L’addio di Morisi lascia sempre più solo Salvini
Per questo risuonano ancora più importanti le parole del presidente della Regione Veneto Luca Zaia che chiede di «tornare a parlare con le imprese e con la gente, ascoltare le loro paure, e seguire meno il sentiment dei social». Se, come credono alcuni deputati leghisti, il problema di Morisi sia stato quello di non essere riuscito a «convincere Salvini di adeguarsi al governismo» significa che un comunicatore ha avuto un’enorme idea di sé e del proprio potere all’interno di un partito politico. Anche questa non è una grande notizia, no.

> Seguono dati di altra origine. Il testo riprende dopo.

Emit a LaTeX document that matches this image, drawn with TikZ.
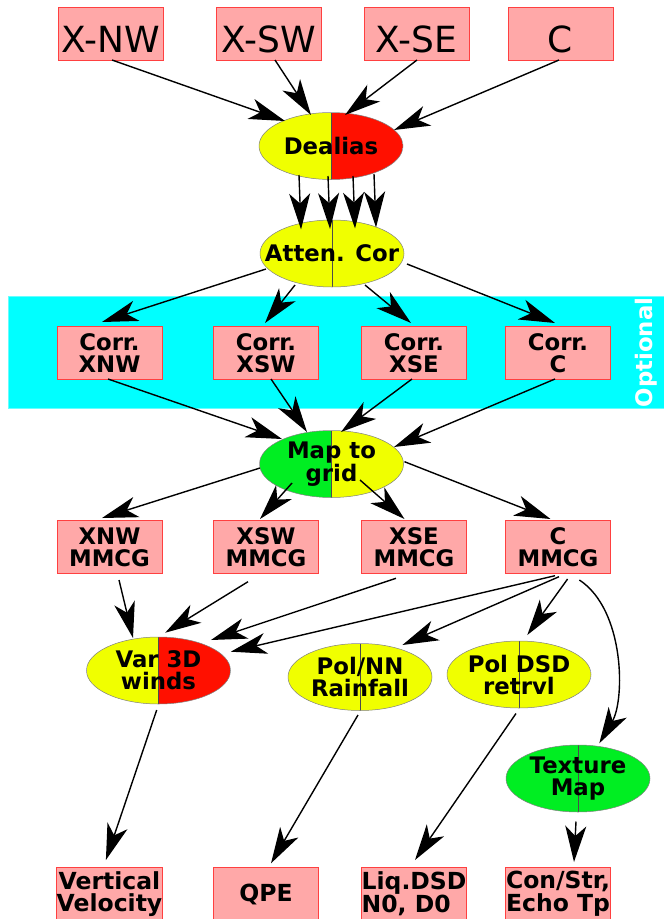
\documentclass[tikz,border=0pt]{standalone}
\usepackage{fontspec}
\setmainfont{DejaVu Sans}
\usetikzlibrary{shapes.geometric,calc,arrows.meta}
\definecolor{boxfill}{HTML}{FFA8A8}
\definecolor{boxline}{HTML}{FF4040}
\definecolor{yel}{HTML}{F0FF00}
\definecolor{rd}{HTML}{FF1000}
\definecolor{grn}{HTML}{00EE22}
\definecolor{band}{HTML}{00FFFF}
\newcommand{\lblfont}{\bfseries\fontsize{22.8}{22}\selectfont}
\newcommand{\botfont}{\bfseries\fontsize{23.5}{22.7}\selectfont}
\begin{document}
\begin{tikzpicture}[x=1pt,y=-1pt,
  box/.style={draw=boxline, fill=boxfill, line width=0.8pt, minimum width=105pt,
    minimum height=53pt, inner sep=0pt, align=center, font=\lblfont},
  topbox/.style={box, font=\fontsize{36}{40}\selectfont, text height=37pt, text depth=0pt},
  botbox/.style={box, font=\botfont},
  ell/.style 2 args={ellipse, draw=gray, line width=0.5pt, minimum width=144pt,
    minimum height=67pt, inner sep=0pt,
    path picture={
      \fill[#1] (path picture bounding box.south west) rectangle (path picture bounding box.north);
      \fill[#2] (path picture bounding box.north) rectangle (path picture bounding box.south east);
      \draw[line width=0.5pt, black!70] (path picture bounding box.north) -- (path picture bounding box.south);}},
  etext/.style={font=\lblfont, align=center, inner sep=0pt},
  arr/.style={-{Stealth[length=36pt,width=21pt,inset=10pt]}, line width=1.4pt}
]
\useasboundingbox (0,0) rectangle (664,919);
\fill[white] (0,0) rectangle (664,919);

% optional band
\path[fill=band, draw=band!60!white, line width=0.6pt] (8,296) rectangle (666,408);
\node[font=\lblfont, text=white, rotate=90, inner sep=0pt] (opt) at (646.5,352.5) {Optional};

% top row
\node[topbox] (xnw) at (111,33.5) {X-NW};
\node[topbox] (xsw) at (268.5,33.5) {X-SW};
\node[topbox] (xse) at (416.5,33.5) {X-SE};
\node[topbox] (c) at (560.5,33.5) {C};

% ellipses
\node[ell={yel}{rd}] (dealias) at (331,146) {};
\node[etext] (dealiasT) at (dealias) {Dealias};
\node[ell={yel}{yel}] (atten) at (332,253.5) {};
\node[etext] (attenT) at (atten) {Atten. Cor};

% corr row
\node[box] (cxnw) at (109.5,353) {Corr.\\XNW};
\node[box] (cxsw) at (266,353) {Corr.\\XSW};
\node[box] (cxse) at (414,353) {Corr.\\XSE};
\node[box] (cc) at (558,353) {Corr.\\C};

\node[ell={grn}{yel}] (map) at (331.5,464) {};
\node[etext] (mapT) at (map) {Map to\\grid};

% mmcg row
\node[box] (mxnw) at (109.5,547) {XNW\\MMCG};
\node[box] (mxsw) at (266,547) {XSW\\MMCG};
\node[box] (mxse) at (414,547) {XSE\\MMCG};
\node[box] (mc) at (558,547) {C\\MMCG};

\node[ell={yel}{rd}] (var) at (158.5,670.5) {};
\node[etext] (varT) at (var) {Var 3D\\winds};
\node[ell={yel}{yel}] (polnn) at (360,677) {};
\node[etext] (polnnT) at (polnn) {Pol/NN\\Rainfall};
\node[ell={yel}{yel}] (poldsd) at (519,674.5) {};
\node[etext] (poldsdT) at (poldsd) {Pol DSD\\retrvl};
\node[ell={grn}{grn}] (tex) at (578,778.5) {};
\node[etext] (texT) at (tex) {Texture\\Map};

% bottom row
\node[botbox] (vv) at (109.5,894) {Vertical\\Velocity};
\node[botbox] (qpe) at (266,894) {QPE};
\node[botbox, align=left] (liq) at (414,894) {Liq.DSD\\N0, D0};
\node[botbox] (con) at (558,894) {Con/Str,\\Echo Tp};

% edges top -> dealias
\draw[arr] ($(xnw)+(1,26.5)$) -- ($(dealias)+(-46,-25)$);
\draw[arr] ($(xsw)+(6.5,26.5)$) -- ($(dealias)+(-20,-31)$);
\draw[arr] ($(xse)+(0.5,26.5)$) -- ($(dealias)+(14,-31)$);
\draw[arr] ($(c)+(-1.5,26.5)$) -- ($(dealias)+(63,-16)$);

% dealias -> atten
\draw[arr] ($(dealias)+(-32,29)$) -- ($(atten)+(-31,-24)$);
\draw[arr] ($(dealias)+(-3,30)$) -- ($(atten)+(-2,-24.5)$);
\draw[arr] ($(dealias)+(22,30)$) -- ($(atten)+(23,-25)$);
\draw[arr] ($(dealias)+(43,28)$) -- ($(atten)+(44,-26)$);

% atten -> corr
\draw[arr] ($(atten)+(-66,15.5)$) -- ($(cxnw)+(-7.5,-31)$);
\draw[arr] ($(atten)+(-37,31.5)$) -- ($(cxsw)+(-1,-30)$);
\draw[arr] ($(atten)+(33,31.5)$) -- ($(cxse)+(-3,-30)$);
\draw[arr] ($(atten)+(75,10.5)$) -- ($(cc)+(-3,-30)$);

% corr -> map
\draw[arr] ($(cxnw)+(-1.5,26)$) -- ($(map)+(-49.5,-25)$);
\draw[arr] ($(cxsw)+(5,26)$) -- ($(map)+(-24.5,-32)$);
\draw[arr] ($(cxse)+(-2,26)$) -- ($(map)+(9.5,-32)$);
\draw[arr] ($(cc)+(-3,26)$) -- ($(map)+(62.5,-17)$);

% map -> mmcg
\draw[arr] ($(map)+(-71.5,4)$) -- ($(mxnw)+(-7.5,-29)$);
\draw[arr] ($(map)+(-39.5,19)$) -- ($(mxsw)+(-6,-28)$);
\draw[arr] ($(map)+(28.5,16)$) -- ($(mxse)+(-9.5,-28)$);
\draw[arr] ($(map)+(73,-2.3)$) -- ($(mc)+(-7.5,-28)$);

% mmcg -> second level
\draw[arr] ($(mxnw)+(9.5,33)$) -- ($(var)+(-25.5,-32.5)$);
\draw[arr] ($(mxsw)+(-18,34.7)$) -- ($(var)+(6.7,-37.8)$);
\draw[arr] ($(mxse)+(-18,31.3)$) -- ($(var)+(52.5,-30.5)$);
\draw[arr] ($(mc)+(-3,28.7)$) -- ($(var)+(72.3,-18.8)$);
\draw[arr] ($(mc)+(1,29.7)$) -- ($(polnn)+(42.4,-32)$);
\draw[arr] ($(mc)+(9.6,32)$) -- ($(poldsd)+(8.3,-39.5)$);
\draw[arr] ($(mc)+(21.4,33)$) .. controls ($(mc)+(67,63)$) and ($(mc)+(67,153)$) .. ($(tex)+(21.3,-35.2)$);

% to bottom
\draw[arr] ($(var)+(-1.8,39.5)$) -- ($(vv)+(-3.6,-34)$);
\draw[arr] ($(polnn)+(-2,38)$) -- ($(qpe)+(5,-30.7)$);
\draw[arr] ($(poldsd)+(-3,39)$) -- ($(liq)+(1,-34)$);
\draw[arr] ($(tex)+(-2,43)$) -- ($(con)+(16,-32)$);
\end{tikzpicture}
\end{document}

Di certo Salvini da quella maledetta estate in cui ha fatto cadere il governo Conte I pensando (male) di potersene impossessare ha iniziato un declino che tra abbandoni di deputati e discesa nei sondaggi ha tutta l’aria di essere un dissanguamento difficilmente arrestabile. Sullo sfondo rimangono i nemici interni (a partire da Giorgetti e lo stesso Luca Zaia) che assistono con goduria lo sgretolamento. Morisi annuncia il suo addio nel pieno di una campagna per le amministrative che è tutt’altro che un trionfo. E prima o poi arriverà il tempo di un congresso (che in molti già dentro la Lega stanno chiedendo) e lì non basterà indovinare un tweet. Ancora di più senza Morisi. Poi magari un giorno rifletteremo su questo tempo in cui un Morisi (“non eletto da nessuno”, come piace dire proprio ai leghisti) si abbatte come una tempesta su un partito. Chi di Morisi ferisce di Morisi perisce.